In the cultural aspect, it’s a wonderful example of what British colonialism did in the past, what the United States still practices now, and how the current generations are growing up with a lack of cultural respect and appreciation. Not being open to the differences in religious and cultural ideals was something practiced by the British in regards to the Native Americans, Indians, and Aborigionies; currently the US cares nothing for the cultures of Iraq, Iran, Afghanistan, or the rest of the Middle East, not to mention Puerto Rico and Guam; many 20 and 30 somethings feel that those moving into the states need to assimilate and become “Americans,” dropping all their cultural ties that make them who they are – since Americans are frowned upon for having culture, new comers can’t have it either.

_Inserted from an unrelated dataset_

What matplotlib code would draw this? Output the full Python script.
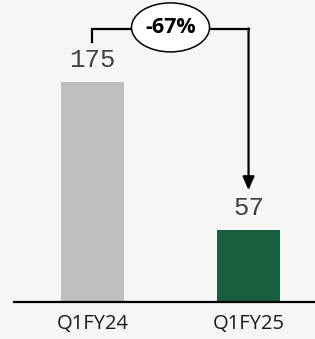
import matplotlib.pyplot as plt
from matplotlib.patches import Ellipse

categories = ["Q1FY24", "Q1FY25"]
values = [175, 57]
change_label = "-67%"
bar_colors = ["#bfbfbf", "#185e3f"]
BG = "#f6f6f6"

fig = plt.figure(figsize=(3.15, 3.39), dpi=100, facecolor=BG)
# axes spans from x=14px to the right edge, baseline at y=302px
ax = fig.add_axes([14 / 315, 37 / 339, 301 / 315, 302 / 339])
ax.set_facecolor(BG)

x = range(len(categories))
ax.bar(x, values, width=0.404, color=bar_colors, zorder=2)

ax.set_xlim(-0.503, 1.426)
ax.set_ylim(0, 240.3)

for xi, v in zip(x, values):
    ax.text(xi, v + 8, str(v), ha="center", va="bottom",
            family="Liberation Mono", fontsize=18.5, color="#404040")

# bracket with arrow from first bar to second
top = max(values) + 42
ax.plot([0, 0, 1], [values[0] + 32, top, top], color="black", lw=1.6,
        solid_joinstyle="miter", zorder=3)
ax.annotate("", xy=(1, values[1] + 32), xytext=(1, top + 0.6),
            arrowprops=dict(arrowstyle="-|>,head_length=0.8,head_width=0.35",
                            color="black", lw=1.6, shrinkA=0, shrinkB=0),
            zorder=3)
ax.add_patch(Ellipse((0.5, top + 1.5), 0.5, 39, fc="white", ec="black",
                     lw=1.1, zorder=4, clip_on=False))
ax.text(0.5, top + 1.5, change_label, ha="center", va="center", fontsize=15.5,
        fontweight="bold", family="Open Sans", color="black", zorder=5)

ax.set_xticks(list(x))
ax.set_xticklabels(categories, family="Open Sans", fontsize=14.5, color="#1a1a1a")
ax.tick_params(axis="x", length=0, pad=9)
ax.set_yticks([])
for side in ("left", "right", "top"):
    ax.spines[side].set_visible(False)
ax.spines["bottom"].set_linewidth(1.6)
ax.spines["bottom"].set_color("black")

fig.savefig("out.png", dpi=100, facecolor=BG)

This private group run by ex-Marines that are trying to take over Pandora summarize all of that in a disturbing way that would give any culturally aware human being nightmares.
What detracts from the movie are the more “Hollywoodized” components. The idea of the “hero” falling for a princess is way too over the top. It’s been done so many times that it’s ridiculous to see in a movie that could have stood on its own without it. Imagine if Jake had simply come to a realization of cultural awareness without having a night of passion with Neytiri? One would think that if he was truly that open to the Na’vi ways to begin with that it would have been more than a likely possibility. Or the horrible coinage of “unobtainium” and “Pandora?” Need I being spewing on how uncreative that is?